A quick glance at the current state of the world and the global political and economic landscape may offer no immediate reasons for optimism. Great power relations continue to sharpen, protracted conflicts show no sign of abating, and the rules-based multilateral system faces an uncertain trajectory. On the geo-economic front, globalization is slowing, with some suggesting that we have entered a period of de-globalization. The progress made by several decades of increasing global economic integration and trade-led global growth is imperiled by rising trade tensions; the rising populistic appeal of protectionist policies in some corners of the world; and the disruption to global value and supply chains as a result of exogenous shocks such as the COVID-19 pandemic.
But not all is doom and gloom. There is hope for the future of multilateralism and the rules-based global order. And the answers to it may not lie exclusively in Washington, Brussels and Beijing, but in capitals like Astana, Brasilia and Jakarta. As the great powers appear unable (or unwilling) to maintain strategic stability, middle powers may, in fact, be the best hope for a renewed multilateralism.
While middle powers encompass a diverse group of countries (from Australia and Canada to South Africa, Türkiye and Kazakhstan), they share some common traits: their aversion to a zero-sum vision of the world and being caught in great power stand-offs; and a determination to chart an independent foreign policy course. These are countries with capabilities that cannot individually match those of great powers, yet can still shape outcomes by pooling resources and working through alliances and coalitions.
Middle powers in the 21st century are much more robust in terms of demographic, economic, and military size. They have sufficient economic and geopolitical clout not to be forced to bandwagon with a single superpower, as was often the case during the Cold War years. They are increasingly influential, self-confident, independent, with greater room for maneuvering. Their rising activism and presence on the world stage can contribute to global stability by providing additional sources of balancing, dialogue and diplomacy.
Kazakhstan belongs firmly in this category, in fact having consistently punched above its weight in terms of regional and global role and influence thanks to its carefully crafted multi-vector foreign policy.
In over three decades since its independence in 1991, Kazakhstan has leveraged its geostrategic location in the heart of Eurasia to become a regional hub for trade and commerce linking Europe and Asia. It is today one of the few countries with equidistant, stable and constructive relations with all global powers: China, the U.S., the EU and Russia.
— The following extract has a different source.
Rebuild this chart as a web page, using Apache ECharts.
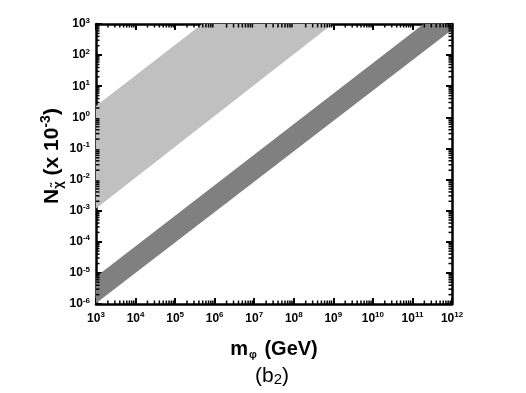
<!DOCTYPE html>
<html>
<head>
<meta charset="utf-8">
<script src="https://cdn.jsdelivr.net/npm/echarts@6/dist/echarts.min.js"></script>
<style>html,body{margin:0;padding:0;background:#fff}#c{width:526px;height:393px}</style>
</head>
<body>
<div id="c"></div>
<script>
// Axis ranges (log scale)
const xRange = [1e3, 1e12];
const yRange = [1e-6, 1e3];
// Tick label exponents
const xTickExponents = [3, 4, 5, 6, 7, 8, 9, 10, 11, 12];
const yTickExponents = [-6, -5, -4, -3, -2, -1, 0, 1, 2, 3];
// Band edges [m_phi (GeV), N (x 10^-3)]
const lightBandLower = [[1e3, 1.18e-3], [9.5e8, 1e3]];
const lightBandUpper = [[1e3, 2.3], [4.8e5, 1e3]];
const darkBandLower = [[1e3, 1.05e-6], [1e12, 6.5e2]];
const darkBandUpper = [[1e3, 7.5e-6], [1.9e11, 1e3], [1e12, 1e3]];
const bandColors = ['#c0c0c0', '#808080'];

const FONT = "'Liberation Sans', Arial, sans-serif";
const chart = echarts.init(document.getElementById('c'), null, {renderer: 'canvas'});

function bandSeries(lower, upper, color) {
  const poly = lower.concat(upper.slice().reverse());
  return {
    type: 'custom',
    coordinateSystem: 'cartesian2d',
    clip: true,
    silent: true,
    data: poly,
    renderItem: function (params, api) {
      if (params.dataIndex !== 0) return null;
      return {
        type: 'polygon',
        shape: {points: poly.map(p => api.coord(p))},
        style: {fill: color, stroke: null}
      };
    }
  };
}

// minor ticks at 2..9 of each decade, drawn via the axis scale
const minorX = [], minorY = [];
for (let e = xTickExponents[0]; e < xTickExponents[xTickExponents.length - 1]; e++)
  for (let k = 2; k <= 9; k++) minorX.push(k * Math.pow(10, e));
for (let e = yTickExponents[0]; e < yTickExponents[yTickExponents.length - 1]; e++)
  for (let k = 2; k <= 9; k++) minorY.push(k * Math.pow(10, e));

const minorSeries = {
  type: 'custom',
  coordinateSystem: 'cartesian2d',
  clip: false,
  silent: true,
  data: [[xRange[0], yRange[0]]],
  z: 10,
  renderItem: function (params, api) {
    const L = 3.5;
    const children = [];
    const style = {stroke: '#000', lineWidth: 1.5};
    minorX.forEach(v => {
      const b = api.coord([v, yRange[0]]);
      const t = api.coord([v, yRange[1]]);
      children.push({type: 'line', shape: {x1: b[0], y1: b[1], x2: b[0], y2: b[1] - L}, style});
      children.push({type: 'line', shape: {x1: t[0], y1: t[1], x2: t[0], y2: t[1] + L}, style});
    });
    minorY.forEach(v => {
      const l = api.coord([xRange[0], v]);
      const r = api.coord([xRange[1], v]);
      children.push({type: 'line', shape: {x1: l[0], y1: l[1], x2: l[0] + L, y2: l[1]}, style});
      children.push({type: 'line', shape: {x1: r[0], y1: r[1], x2: r[0] - L, y2: r[1]}, style});
    });
    return {type: 'group', children};
  }
};

function expLabel(v) {
  const e = Math.round(Math.log10(v));
  return '{b|10}{s|' + e + '}';
}
const labelRich = {
  b: {fontSize: 12, fontWeight: 'bold', fontFamily: FONT, lineHeight: 15, color: '#000'},
  s: {fontSize: 8, fontWeight: 'bold', fontFamily: FONT, lineHeight: 8, verticalAlign: 'top', color: '#000'}
};
const axisLineStyle = {color: '#000', width: 2.5};

function makeAxis(pos, showLabel, range, isX) {
  return {
    type: 'log',
    logBase: 10,
    position: pos,
    min: range[0],
    max: range[1],
    splitNumber: 9,
    axisLine: {show: true, onZero: false, lineStyle: axisLineStyle},
    axisTick: {show: true, inside: true, length: 6, lineStyle: {color: '#000', width: 2}},
    minorTick: {show: false},
    splitLine: {show: false},
    axisLabel: {
      show: showLabel,
      formatter: expLabel,
      rich: labelRich,
      margin: isX ? 7 : 6,
      showMinLabel: true,
      showMaxLabel: true
    }
  };
}

chart.setOption({
  animation: false,
  backgroundColor: '#fff',
  grid: {left: 96, top: 24, width: 356, height: 280, containLabel: false},
  xAxis: [makeAxis('bottom', true, xRange, true), makeAxis('top', false, xRange, true)],
  yAxis: [makeAxis('left', true, yRange, false), makeAxis('right', false, yRange, false)],
  series: [
    bandSeries(lightBandLower, lightBandUpper, bandColors[0]),
    bandSeries(darkBandLower, darkBandUpper, bandColors[1]),
    minorSeries
  ],
  graphic: [
    {
      type: 'text', x: 52, y: 156, rotation: Math.PI / 2,
      style: {
        text: '{n|N}{sub|χ̃}{n| (x 10}{sup|-3}{n|)}',
        textAlign: 'center', textVerticalAlign: 'middle',
        rich: {
          n: {fontSize: 21, fontWeight: 'bold', fontFamily: FONT, lineHeight: 26, fill: '#000'},
          sub: {fontSize: 13, fontWeight: 'bold', fontFamily: FONT, lineHeight: 13, verticalAlign: 'bottom', fill: '#000'},
          sup: {fontSize: 14, fontWeight: 'bold', fontFamily: FONT, lineHeight: 14, verticalAlign: 'top', fill: '#000'}
        }
      }
    },
    {
      type: 'text', x: 274, y: 349,
      style: {
        text: '{n|m}{sub|φ}{n| (GeV)}',
        textAlign: 'center', textVerticalAlign: 'middle',
        rich: {
          n: {fontSize: 20, fontWeight: 'bold', fontFamily: FONT, lineHeight: 22, fill: '#000'},
          sub: {fontSize: 11, fontWeight: 'bold', fontFamily: FONT, lineHeight: 10, verticalAlign: 'bottom', padding: [0, 2, 0, 1], fill: '#000'}
        }
      }
    },
    {
      type: 'text', x: 272, y: 376,
      style: {
        text: '{n|(b}{sub|2}{n|)}',
        textAlign: 'center', textVerticalAlign: 'middle',
        rich: {
          n: {fontSize: 21, fontFamily: FONT, lineHeight: 22, fill: '#000'},
          sub: {fontSize: 15, fontFamily: FONT, lineHeight: 14, verticalAlign: 'bottom', fill: '#000'}
        }
      }
    }
  ]
});
</script>
</body>
</html>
And while this policy has been tested a few times throughout its history, most recently in 2022 when many observers prematurely rushed to bury Kazakhstan’s multi-vectorism in the context of the tragic January events, it has proven a resilient, all-weather compass, guiding Kazakhstan through thick and thin.
It is in this context that the upcoming Astana International Forum will be held in June on the initiative of President Tokayev, as a platform to “resume political dialogue, drive positive change and shape the global agenda of cooperation.” The Forum will highlight “the need for a coordinated global response to economic, environmental, and security challenges.”
To be held in a Track 1.5 format, it will not only bring together representatives from government but also international organizations, business, and academia, to engage in a holistic dialogue and think “outside the box” in order to address climate, food scarcity, energy security challenges and how to better equip the institutions of global governance to address the emerging non-traditional security threats of the 21st century. It is important to also emphasize the non-exclusionary nature of the Forum – that is to say, everyone is welcome. In an already crowded calendar of annual international conferences and forums, these characteristics will enable the Astana Forum to stand out from the crowd and reduce the risk of becoming merely a “talking shop.”
Kazakhstan is the natural place for such a dialogue to take place. The country has a solid track record in facilitating and contributing to international mediations, including the Astana peace talks on Syria; and active involvement in negotiations on Iran’s nuclear programme and Afghanistan’s humanitarian crisis. It has also become a net contributor to international security through its participation in UN Peacekeeping Operations (UNPKOs) and its leadership in the field of nuclear disarmament. Astana itself has built a reputation as the capital of peace and dialogue, and is no stranger to hosting high-level events, such as the Astana Economic Forum, the Congress of Leaders of World and Traditional Religions and the Conference on Interaction and Confidence Building Measures in Asia, to name a few.
After decades of globalization and integration, the world stands at a critical juncture. Protectionism, unilateral sanctions, treaty withdrawals, and military-economic coercion have become the norm rather than the exception. In this cacophonous and dissonant world, the Astana International Forum represents a fresh and much-needed attempt to address the root causes of the world’s ills and sketch the path forward. As a tool for “rebuilding a culture of multilateralism and trust on a global level,” the Forum is expected to become a valuable platform to strengthen middle powers’ role as guarantors of global stability.
The author is Alberto Turkstra (Belgium), the Project Manager, Diplomatic World.